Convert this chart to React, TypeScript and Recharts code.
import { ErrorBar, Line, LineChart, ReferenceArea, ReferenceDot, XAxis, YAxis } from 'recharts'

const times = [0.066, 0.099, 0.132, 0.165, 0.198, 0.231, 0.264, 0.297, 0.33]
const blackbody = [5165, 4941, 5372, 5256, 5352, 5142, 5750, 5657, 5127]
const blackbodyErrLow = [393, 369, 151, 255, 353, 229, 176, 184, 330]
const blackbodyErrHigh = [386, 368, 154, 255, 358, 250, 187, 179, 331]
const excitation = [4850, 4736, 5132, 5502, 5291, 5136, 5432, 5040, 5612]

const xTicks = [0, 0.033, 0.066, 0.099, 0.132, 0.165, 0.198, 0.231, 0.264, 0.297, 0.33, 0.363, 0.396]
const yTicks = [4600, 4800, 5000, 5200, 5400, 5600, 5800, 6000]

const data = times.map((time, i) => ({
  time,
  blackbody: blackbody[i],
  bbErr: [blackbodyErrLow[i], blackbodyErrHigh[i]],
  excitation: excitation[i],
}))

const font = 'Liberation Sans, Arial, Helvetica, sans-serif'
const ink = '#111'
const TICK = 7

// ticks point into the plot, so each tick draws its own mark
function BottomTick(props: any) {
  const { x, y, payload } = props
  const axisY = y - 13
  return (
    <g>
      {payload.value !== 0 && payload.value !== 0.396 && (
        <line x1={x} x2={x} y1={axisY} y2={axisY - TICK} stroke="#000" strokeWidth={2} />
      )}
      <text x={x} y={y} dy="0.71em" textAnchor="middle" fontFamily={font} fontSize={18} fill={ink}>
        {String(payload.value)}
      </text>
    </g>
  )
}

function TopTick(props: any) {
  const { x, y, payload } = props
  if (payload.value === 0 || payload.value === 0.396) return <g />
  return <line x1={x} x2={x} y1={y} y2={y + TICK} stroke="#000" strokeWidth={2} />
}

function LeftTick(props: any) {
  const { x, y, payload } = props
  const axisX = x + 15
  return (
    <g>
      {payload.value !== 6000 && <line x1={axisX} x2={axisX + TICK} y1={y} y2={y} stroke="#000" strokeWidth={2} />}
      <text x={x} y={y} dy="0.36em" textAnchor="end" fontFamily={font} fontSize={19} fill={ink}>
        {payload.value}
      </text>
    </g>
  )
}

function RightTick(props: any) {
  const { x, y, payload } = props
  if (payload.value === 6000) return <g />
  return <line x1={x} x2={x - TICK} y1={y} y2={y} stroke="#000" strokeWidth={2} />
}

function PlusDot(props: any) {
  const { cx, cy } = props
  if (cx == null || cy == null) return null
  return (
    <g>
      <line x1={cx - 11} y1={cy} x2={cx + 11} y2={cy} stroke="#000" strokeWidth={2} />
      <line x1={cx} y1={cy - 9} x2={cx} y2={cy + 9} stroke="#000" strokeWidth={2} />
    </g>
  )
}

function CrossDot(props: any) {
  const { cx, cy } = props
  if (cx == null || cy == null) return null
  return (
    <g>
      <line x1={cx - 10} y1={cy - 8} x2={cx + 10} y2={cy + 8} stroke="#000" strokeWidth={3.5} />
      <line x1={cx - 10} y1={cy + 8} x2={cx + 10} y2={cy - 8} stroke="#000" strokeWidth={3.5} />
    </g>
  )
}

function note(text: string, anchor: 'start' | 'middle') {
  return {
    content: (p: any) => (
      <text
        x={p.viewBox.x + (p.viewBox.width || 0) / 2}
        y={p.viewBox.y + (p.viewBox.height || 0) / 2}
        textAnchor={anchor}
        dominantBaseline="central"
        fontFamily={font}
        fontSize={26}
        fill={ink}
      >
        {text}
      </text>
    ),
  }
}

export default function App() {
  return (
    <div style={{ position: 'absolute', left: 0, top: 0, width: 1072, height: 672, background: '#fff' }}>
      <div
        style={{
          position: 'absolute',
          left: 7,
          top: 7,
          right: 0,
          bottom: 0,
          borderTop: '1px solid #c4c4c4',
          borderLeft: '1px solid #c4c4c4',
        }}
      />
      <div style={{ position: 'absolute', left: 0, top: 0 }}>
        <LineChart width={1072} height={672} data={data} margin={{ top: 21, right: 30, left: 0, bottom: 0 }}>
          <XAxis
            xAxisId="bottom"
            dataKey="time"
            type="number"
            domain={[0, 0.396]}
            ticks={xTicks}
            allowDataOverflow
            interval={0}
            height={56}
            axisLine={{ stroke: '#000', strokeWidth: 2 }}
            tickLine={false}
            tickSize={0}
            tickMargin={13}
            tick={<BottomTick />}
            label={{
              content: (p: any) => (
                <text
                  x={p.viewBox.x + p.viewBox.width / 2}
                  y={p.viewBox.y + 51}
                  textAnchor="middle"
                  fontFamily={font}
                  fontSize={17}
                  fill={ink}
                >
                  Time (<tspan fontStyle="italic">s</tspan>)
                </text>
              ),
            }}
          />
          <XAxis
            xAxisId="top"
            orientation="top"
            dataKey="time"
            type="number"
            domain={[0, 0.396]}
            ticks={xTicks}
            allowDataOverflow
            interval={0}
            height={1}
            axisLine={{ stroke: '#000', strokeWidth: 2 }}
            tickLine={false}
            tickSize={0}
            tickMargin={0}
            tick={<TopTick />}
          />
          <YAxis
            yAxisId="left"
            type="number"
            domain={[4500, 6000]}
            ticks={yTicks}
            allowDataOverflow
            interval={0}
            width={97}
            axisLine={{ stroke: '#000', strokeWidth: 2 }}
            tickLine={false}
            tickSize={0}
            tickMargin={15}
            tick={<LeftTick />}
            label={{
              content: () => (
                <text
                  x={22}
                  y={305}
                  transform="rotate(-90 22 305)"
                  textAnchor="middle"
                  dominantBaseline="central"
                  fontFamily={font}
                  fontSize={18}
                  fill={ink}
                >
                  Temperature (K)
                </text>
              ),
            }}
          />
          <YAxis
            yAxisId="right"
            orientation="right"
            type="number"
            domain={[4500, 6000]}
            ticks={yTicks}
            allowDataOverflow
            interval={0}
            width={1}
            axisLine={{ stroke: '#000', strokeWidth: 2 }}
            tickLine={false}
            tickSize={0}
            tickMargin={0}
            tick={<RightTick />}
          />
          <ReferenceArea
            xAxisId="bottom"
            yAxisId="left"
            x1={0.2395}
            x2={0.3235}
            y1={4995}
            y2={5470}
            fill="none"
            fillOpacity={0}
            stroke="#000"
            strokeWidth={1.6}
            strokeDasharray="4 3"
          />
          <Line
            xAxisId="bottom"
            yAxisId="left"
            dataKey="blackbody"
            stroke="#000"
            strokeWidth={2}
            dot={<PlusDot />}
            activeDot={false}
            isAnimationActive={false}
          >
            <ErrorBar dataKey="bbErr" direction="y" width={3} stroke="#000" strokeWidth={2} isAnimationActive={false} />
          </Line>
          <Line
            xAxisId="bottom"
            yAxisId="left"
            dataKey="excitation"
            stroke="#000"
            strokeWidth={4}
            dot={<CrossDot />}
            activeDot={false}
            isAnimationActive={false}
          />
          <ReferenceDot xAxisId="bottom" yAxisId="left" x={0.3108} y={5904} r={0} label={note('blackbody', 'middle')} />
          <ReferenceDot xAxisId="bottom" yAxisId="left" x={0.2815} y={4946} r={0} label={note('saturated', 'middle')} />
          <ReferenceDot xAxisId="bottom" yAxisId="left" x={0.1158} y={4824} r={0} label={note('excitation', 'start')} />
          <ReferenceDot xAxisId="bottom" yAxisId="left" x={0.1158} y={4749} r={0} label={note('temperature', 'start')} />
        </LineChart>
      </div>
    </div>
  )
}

■ PROBLEM REQUIREMENTS ■
Reproduce exactly, please, only the lines from the start of the data above to the line that contains "5432, 5040, 5612]", with both ends kept.

■ ANSWER TO THIS TASK ■
Convert this chart to React, TypeScript and Recharts code.
import { ErrorBar, Line, LineChart, ReferenceArea, ReferenceDot, XAxis, YAxis } from 'recharts'

const times = [0.066, 0.099, 0.132, 0.165, 0.198, 0.231, 0.264, 0.297, 0.33]
const blackbody = [5165, 4941, 5372, 5256, 5352, 5142, 5750, 5657, 5127]
const blackbodyErrLow = [393, 369, 151, 255, 353, 229, 176, 184, 330]
const blackbodyErrHigh = [386, 368, 154, 255, 358, 250, 187, 179, 331]
const excitation = [4850, 4736, 5132, 5502, 5291, 5136, 5432, 5040, 5612]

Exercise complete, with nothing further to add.